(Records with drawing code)
==============================
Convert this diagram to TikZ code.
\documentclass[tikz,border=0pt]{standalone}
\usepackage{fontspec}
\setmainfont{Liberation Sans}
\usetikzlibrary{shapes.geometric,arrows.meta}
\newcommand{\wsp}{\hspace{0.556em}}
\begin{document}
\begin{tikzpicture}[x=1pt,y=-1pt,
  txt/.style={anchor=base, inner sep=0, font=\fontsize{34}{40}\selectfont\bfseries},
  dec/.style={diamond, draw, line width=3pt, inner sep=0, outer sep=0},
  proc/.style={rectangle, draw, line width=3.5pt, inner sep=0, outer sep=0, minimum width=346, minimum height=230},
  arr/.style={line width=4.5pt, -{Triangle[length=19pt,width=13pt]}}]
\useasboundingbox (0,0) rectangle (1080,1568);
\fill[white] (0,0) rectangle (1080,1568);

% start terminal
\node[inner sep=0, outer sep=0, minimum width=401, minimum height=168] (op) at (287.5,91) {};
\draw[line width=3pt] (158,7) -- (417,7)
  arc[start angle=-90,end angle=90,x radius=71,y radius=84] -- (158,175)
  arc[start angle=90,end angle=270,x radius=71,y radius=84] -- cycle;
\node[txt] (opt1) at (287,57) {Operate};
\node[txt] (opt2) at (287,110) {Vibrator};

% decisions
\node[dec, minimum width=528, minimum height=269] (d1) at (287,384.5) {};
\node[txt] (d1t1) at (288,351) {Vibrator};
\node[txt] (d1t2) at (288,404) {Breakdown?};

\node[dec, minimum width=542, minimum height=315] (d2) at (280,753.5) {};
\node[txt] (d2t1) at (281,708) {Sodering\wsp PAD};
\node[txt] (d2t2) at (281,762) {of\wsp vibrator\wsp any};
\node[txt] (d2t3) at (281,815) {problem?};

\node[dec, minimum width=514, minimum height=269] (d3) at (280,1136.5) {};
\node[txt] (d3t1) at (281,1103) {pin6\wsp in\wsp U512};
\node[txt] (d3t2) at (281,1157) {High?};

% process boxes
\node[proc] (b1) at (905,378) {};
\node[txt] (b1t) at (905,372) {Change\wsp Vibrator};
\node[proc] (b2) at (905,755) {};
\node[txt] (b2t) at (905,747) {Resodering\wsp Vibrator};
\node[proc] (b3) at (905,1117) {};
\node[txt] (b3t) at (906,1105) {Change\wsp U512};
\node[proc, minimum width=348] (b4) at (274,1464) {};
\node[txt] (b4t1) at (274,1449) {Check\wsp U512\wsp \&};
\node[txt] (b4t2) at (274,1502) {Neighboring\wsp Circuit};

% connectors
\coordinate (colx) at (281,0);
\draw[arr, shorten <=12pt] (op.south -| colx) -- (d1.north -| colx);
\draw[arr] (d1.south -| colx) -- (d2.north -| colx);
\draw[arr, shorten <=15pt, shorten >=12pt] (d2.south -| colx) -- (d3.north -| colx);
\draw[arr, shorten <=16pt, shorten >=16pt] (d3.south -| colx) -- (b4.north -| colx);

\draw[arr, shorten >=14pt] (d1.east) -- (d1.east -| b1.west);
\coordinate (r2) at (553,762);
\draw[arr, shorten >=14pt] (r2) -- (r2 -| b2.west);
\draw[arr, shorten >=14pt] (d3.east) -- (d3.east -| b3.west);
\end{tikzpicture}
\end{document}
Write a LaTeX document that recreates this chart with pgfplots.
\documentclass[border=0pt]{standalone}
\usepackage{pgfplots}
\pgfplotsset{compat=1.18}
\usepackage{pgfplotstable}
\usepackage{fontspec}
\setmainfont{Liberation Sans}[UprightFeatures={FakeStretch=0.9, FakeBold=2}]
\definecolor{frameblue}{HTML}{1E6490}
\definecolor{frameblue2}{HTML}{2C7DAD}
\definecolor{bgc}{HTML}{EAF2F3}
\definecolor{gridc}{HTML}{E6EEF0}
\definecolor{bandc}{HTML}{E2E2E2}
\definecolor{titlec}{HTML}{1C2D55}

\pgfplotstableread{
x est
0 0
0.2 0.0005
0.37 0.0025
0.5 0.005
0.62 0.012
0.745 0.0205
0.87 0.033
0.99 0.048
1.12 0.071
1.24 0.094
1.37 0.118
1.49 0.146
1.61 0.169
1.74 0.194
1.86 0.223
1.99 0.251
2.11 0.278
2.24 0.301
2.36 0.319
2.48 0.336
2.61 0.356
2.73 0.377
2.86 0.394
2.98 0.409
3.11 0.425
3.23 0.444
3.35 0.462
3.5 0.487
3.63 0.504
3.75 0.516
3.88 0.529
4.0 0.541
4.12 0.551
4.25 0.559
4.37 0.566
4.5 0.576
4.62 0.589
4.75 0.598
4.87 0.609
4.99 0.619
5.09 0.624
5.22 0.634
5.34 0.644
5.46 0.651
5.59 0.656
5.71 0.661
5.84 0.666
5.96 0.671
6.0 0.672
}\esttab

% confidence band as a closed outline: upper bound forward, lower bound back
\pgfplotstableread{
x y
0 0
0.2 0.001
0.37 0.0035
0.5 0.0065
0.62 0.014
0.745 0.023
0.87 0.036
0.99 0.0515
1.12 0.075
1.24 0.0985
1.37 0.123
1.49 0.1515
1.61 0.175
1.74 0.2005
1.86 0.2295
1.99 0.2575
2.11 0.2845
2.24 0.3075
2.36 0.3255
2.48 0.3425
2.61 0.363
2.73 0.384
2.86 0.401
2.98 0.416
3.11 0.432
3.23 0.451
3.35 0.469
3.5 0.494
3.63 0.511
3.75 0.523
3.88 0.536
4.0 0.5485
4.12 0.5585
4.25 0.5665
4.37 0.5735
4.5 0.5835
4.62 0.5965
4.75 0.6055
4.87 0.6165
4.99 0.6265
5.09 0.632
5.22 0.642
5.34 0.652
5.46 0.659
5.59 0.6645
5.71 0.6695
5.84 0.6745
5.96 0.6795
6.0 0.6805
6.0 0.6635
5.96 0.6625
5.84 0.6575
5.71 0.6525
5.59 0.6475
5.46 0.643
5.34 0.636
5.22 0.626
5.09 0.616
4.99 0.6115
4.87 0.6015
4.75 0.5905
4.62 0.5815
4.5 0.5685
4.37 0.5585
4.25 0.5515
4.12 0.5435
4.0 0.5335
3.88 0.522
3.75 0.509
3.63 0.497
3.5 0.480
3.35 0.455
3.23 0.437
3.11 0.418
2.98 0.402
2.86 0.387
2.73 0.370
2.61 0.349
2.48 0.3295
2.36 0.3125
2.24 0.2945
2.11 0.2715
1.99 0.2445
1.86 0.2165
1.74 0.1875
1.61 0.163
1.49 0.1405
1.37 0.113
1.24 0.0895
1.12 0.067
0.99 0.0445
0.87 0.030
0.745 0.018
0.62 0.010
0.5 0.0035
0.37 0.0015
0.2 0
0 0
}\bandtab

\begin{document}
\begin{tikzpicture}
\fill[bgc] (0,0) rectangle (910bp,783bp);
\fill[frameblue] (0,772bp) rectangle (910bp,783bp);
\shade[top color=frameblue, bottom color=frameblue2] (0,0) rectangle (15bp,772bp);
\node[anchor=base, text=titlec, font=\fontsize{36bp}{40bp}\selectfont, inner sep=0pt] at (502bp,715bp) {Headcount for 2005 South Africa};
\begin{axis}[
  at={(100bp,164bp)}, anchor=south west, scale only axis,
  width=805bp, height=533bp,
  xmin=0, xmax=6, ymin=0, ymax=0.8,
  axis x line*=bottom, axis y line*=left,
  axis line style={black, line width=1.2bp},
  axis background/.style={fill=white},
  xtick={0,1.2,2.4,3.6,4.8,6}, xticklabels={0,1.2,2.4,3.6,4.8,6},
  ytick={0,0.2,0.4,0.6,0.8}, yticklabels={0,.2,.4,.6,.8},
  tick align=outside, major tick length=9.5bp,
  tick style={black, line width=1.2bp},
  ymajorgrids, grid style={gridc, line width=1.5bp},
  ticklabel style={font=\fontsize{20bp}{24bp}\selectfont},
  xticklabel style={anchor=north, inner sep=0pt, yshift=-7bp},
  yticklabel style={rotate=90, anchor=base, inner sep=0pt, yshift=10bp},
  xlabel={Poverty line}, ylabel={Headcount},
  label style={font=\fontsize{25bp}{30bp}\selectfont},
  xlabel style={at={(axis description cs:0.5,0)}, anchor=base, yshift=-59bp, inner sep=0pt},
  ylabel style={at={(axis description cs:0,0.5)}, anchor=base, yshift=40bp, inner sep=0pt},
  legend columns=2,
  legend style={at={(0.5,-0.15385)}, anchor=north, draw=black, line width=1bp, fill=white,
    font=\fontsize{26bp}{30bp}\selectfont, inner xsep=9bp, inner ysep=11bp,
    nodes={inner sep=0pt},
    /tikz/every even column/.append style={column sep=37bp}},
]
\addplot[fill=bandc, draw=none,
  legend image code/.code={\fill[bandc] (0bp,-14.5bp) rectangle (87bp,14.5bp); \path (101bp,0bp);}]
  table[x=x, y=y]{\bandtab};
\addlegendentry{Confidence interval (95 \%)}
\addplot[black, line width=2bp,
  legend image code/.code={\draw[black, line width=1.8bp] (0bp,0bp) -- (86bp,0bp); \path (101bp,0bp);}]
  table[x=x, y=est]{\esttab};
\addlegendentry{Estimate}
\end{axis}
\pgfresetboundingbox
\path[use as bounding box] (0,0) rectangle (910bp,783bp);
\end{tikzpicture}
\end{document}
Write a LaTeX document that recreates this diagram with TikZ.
==============================
» Job
From the records above, pick out and copy each line holding the word "that".

» Response to the exercise
Write a LaTeX document that recreates this chart with pgfplots.
Write a LaTeX document that recreates this diagram with TikZ.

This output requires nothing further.